2. Resoluções Ineficazes
- Acordos administrativos sem impacto real
- Ajustes meramente cosméticos
- Arquivamentos justificados pela “competência primária do Banco Central”
3. Blindagem Cruzada
O Ministério Público recua argumentando que:
- O Bacen afirma estar regulando o setor
- Não há limite legal de juros
O Banco Central recua alegando que:
- “Questões consumeristas são regidas pelo CDC e competem ao MP”
O Paradoxo Judicial
Por anos, juízes brasileiros descreveram os contratos da Crefisa com expressões raramente vistas em decisões judiciais: “juros inacreditáveis”, “valores absurdos”, “descolamento gritante da média de mercado”.
Sentenças e acórdãos revelam taxas anuais superiores a 600%, 900% e até mais de 1.000% ao ano — frequentemente dezenas de vezes acima da referência média divulgada pelo próprio Banco Central para empréstimos da mesma natureza.
Enquanto o regulador encerrava discretamente suas apurações, tribunais pelo país produziram decisões demolidoras:
- Juros de 629% ao ano em empréstimo pessoal, posteriormente declarados abusivos
- Contratos com 987% de juros anuais em operações de “crédito rápido”

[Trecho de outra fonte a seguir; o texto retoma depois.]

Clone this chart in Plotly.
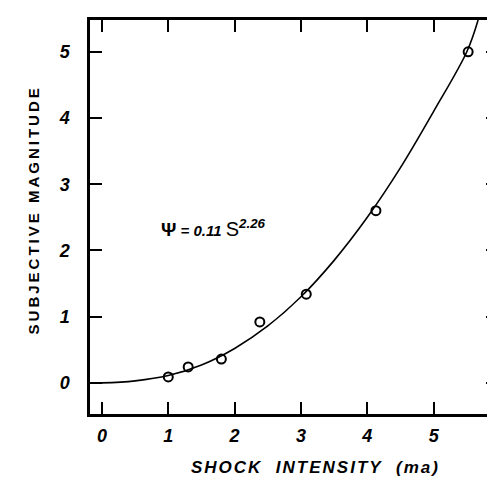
import plotly.graph_objects as go

# measured data points
shock = [1.0, 1.3, 1.8, 2.38, 3.08, 4.13, 5.52]
magnitude = [0.09, 0.24, 0.36, 0.92, 1.34, 2.6, 5.0]

# fitted curve
curve_x = [-0.18, 0.0, 0.5, 1.0, 1.5, 2.0, 2.5, 3.0, 3.5, 4.0, 4.5, 5.0, 5.5, 5.67]
curve_y = [0.0, 0.0, 0.03, 0.11, 0.27, 0.52, 0.86, 1.3, 1.85, 2.5, 3.25, 4.1, 5.0, 5.48]

x_ticks = [0, 1, 2, 3, 4, 5]
y_ticks = [0, 1, 2, 3, 4, 5]
x_range = [-0.18, 5.97]
y_range = [-0.47, 5.48]

FONT = "Liberation Sans"

fig = go.Figure()
fig.add_trace(go.Scatter(x=curve_x, y=curve_y, mode="lines",
                         line=dict(color="black", width=1.6, shape="spline"),
                         showlegend=False, hoverinfo="skip"))
fig.add_trace(go.Scatter(x=shock, y=magnitude, mode="markers",
                         marker=dict(symbol="circle-open", size=9, color="black",
                                     line=dict(width=2, color="black")),
                         showlegend=False))
# invisible trace to activate the mirrored top/right tick axes
fig.add_trace(go.Scatter(x=shock, y=magnitude, xaxis="x2", yaxis="y2", mode="markers",
                         marker=dict(opacity=0), showlegend=False, hoverinfo="skip"))

tick_style = dict(ticks="inside", ticklen=12, tickwidth=2, tickcolor="black",
                  showgrid=False, zeroline=False)
axis_common = dict(showline=True, linecolor="black", linewidth=2.5, mirror=True,
                   tickfont=dict(family=FONT, size=18, color="black"), **tick_style)

fig.update_layout(
    xaxis=dict(range=x_range, tickvals=x_ticks, ticklabelstandoff=4,
               ticktext=[f"<b><i>{v}</i></b>" for v in x_ticks], **axis_common),
    yaxis=dict(range=y_range, tickvals=y_ticks, ticklabelstandoff=14,
               ticktext=[f"<b><i>{v}</i></b>" for v in y_ticks], **axis_common),
    xaxis2=dict(range=x_range, tickvals=x_ticks, overlaying="x", side="top",
                showticklabels=False, showline=False, **tick_style),
    yaxis2=dict(range=y_range, tickvals=y_ticks, overlaying="y", side="right",
                showticklabels=False, showline=False, **tick_style),
)

sp = "\u00a0"
fig.add_annotation(xref="paper", yref="paper", x=(309 - 82) / 411, y=(406 - 459) / 394,
                   text="<span style='letter-spacing:2px'><b><i>SHOCK" + sp * 2 + "INTENSITY"
                        + sp * 2 + "(ma)</i></b></span>",
                   showarrow=False, xanchor="center", yanchor="middle",
                   font=dict(family=FONT, size=17, color="black"))
fig.add_annotation(xref="paper", yref="paper", x=(25 - 82) / 411, y=(406 - 202) / 394,
                   text="<span style='letter-spacing:3px'><b>SUBJECTIVE" + sp + "MAGNITUDE</b></span>",
                   textangle=-90, showarrow=False, xanchor="center", yanchor="middle",
                   font=dict(family=FONT, size=15, color="black"))
fig.add_annotation(x=0.86, y=2.12, xref="x", yref="y", xanchor="left", yanchor="bottom",
                   text="<b>Ψ</b><span style='font-size:15px'><b><i> = 0.11 </i></b></span>"
                        "<span style='font-size:20px'>S</span>"
                        "<span style='font-size:19px'><sup><b><i>2.26</i></b></sup></span>",
                   showarrow=False, font=dict(family=FONT, size=19, color="black"))

fig.update_layout(width=495, height=478, margin=dict(l=82, r=2, t=12, b=72),
                  plot_bgcolor="white", paper_bgcolor="white")

fig.write_html("out.html")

- Casos com taxas superiores a 497%, quando a média de mercado medida pelo BC era inferior a 40%
- Juros acima de 1.000% ao ano cobrados de consumidores hipervulneráveis, muitos idosos
Todas essas decisões judiciais compartilham um elemento comum: utilizam como parâmetro de comparação as estatísticas oficiais publicadas pelo próprio Banco Central.
A Contradição do Regulador
Paradoxalmente, o órgão regulador que dispõe de toda a inteligência estatística, poder sancionador e instrumentos de supervisão nunca enfrentou estruturalmente o modelo financeiro da Crefisa. Pelo contrário: quando a empresa chegou formalmente ao banco dos réus regulatórios, o desfecho foi discretíssimo — um acordo administrativo sem confissão de culpa e o arquivamento do caso.
A história do que ocorreu entre a Crefisa e o Banco Central é o retrato acabado de como o Brasil regula o sistema financeiro pensando na estabilidade institucional — e não na estabilidade da vida das pessoas.
Há a necessidade urgente de reforma estrutural na regulação do mercado de crédito brasileiro, com foco na proteção efetiva dos consumidores vulneráveis e na responsabilização de instituições que operam modelos de negócio predatórios.